Pas sûr, car pendant ce temps, tout le monde s’inquiète. Les patrons s’inquiètent, notamment dans les PME et TPE, de leurs carnets de commandes, délais de paiement et marges, plus des régulations et normes qui viennent et augmentent leurs coûts, déjà élevés pour la France et supérieurs à leurs concurrents étrangers. Ils vivent deux risques : celui de leur entreprise dans un pays en croissance fragile, celui de leur capacité à s’adapter rapidement si la situation s’améliore, et surtout si elle se détériore. C’est la flexibilité. Les salariés s’inquiètent et vivent deux autres risques : celui de rester longtemps hors du marché du travail, et, s’ils sont employés, celui de ne pas progresser assez vite en compétences et responsabilités. C’est la sécurité. La flexibilité est souhaitée par le patron, la sécurité par le salarié : elles sont en partie opposées, et complémentaires. Trop de flexibilité ruine la formation et la stabilité du personnel. Trop de sécurité fige l’entreprise, augmente ses coûts, l’affaiblit. Dans les deux cas, la qualité des relations dans l’entreprise se dégrade.

Et, pendant ce temps, on entend partout : « il faut discuter plus et avancer ensemble » ! Bravo ! C’est la fameuse flexi-sécurité. Mais comment, si le débat n’est ni assez préparé, ni vraiment accepté ? Comment, si les nouvelles technologies font naître en même temps de nouvelles solutions, qui détruisent très vite les emplois anciens ? L’ubérisation, avec ses plateformes électroniques, collecte et distribue les activités (comme pour les demandes de taxis Uber). La désintermédiation dans la banque, l’assurance, la poste, le commerce… court-circuite les réseaux installés. Des millions d’emplois sont en jeu.

Revenir en arrière ? Bien sûr que non. Ou alors, freiner le mouvement par le déficit et la dette publique, par l’emploi public et associatif, par le partage et l’impôt, par la sortie de l’euro ? Belle idée, et après ?

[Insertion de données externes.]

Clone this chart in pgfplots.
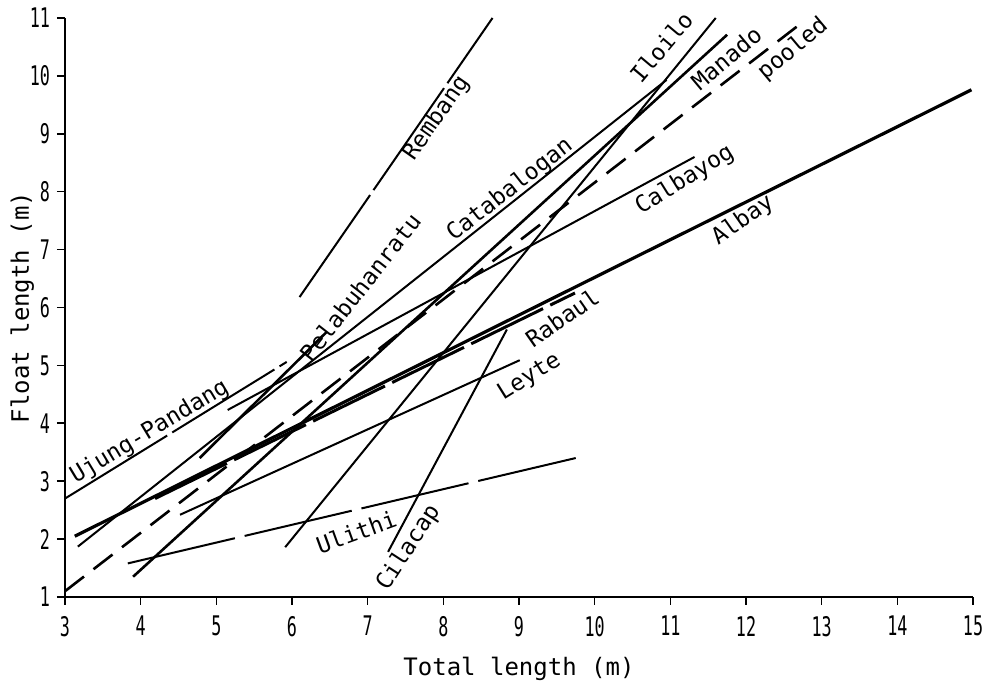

Au fond, pourquoi ce « non,merci@MyriamElKhomi » ? Veut-on plus de croissance et d’emploi sans admettre l’importance du choc actuel, un choc qui remet en cause les contenus et conditions du travail de tous ? Ou bien veut-on repousser les réformes à faire, en affaiblissant le gouvernement à quelques mois du quinquennat qui s’achève, histoire d’hypothéquer le suivant ?

Mais alors, cette « nouvelle démocratie » est encore plus dangereuse que la « vieille politique » ! Avec sa « sélection » d’infos, pour vite additionner la peur des uns au désir des autres de conserver leurs acquis, elle empêche le consensus qui, seul, permet de changer. Dans cette révolution de l’emploi, cette « démocratie assistée par ordinateur » n’aide vraiment que si l’information devient plus transparente et laisse plus du temps au débat. Pas aux clics.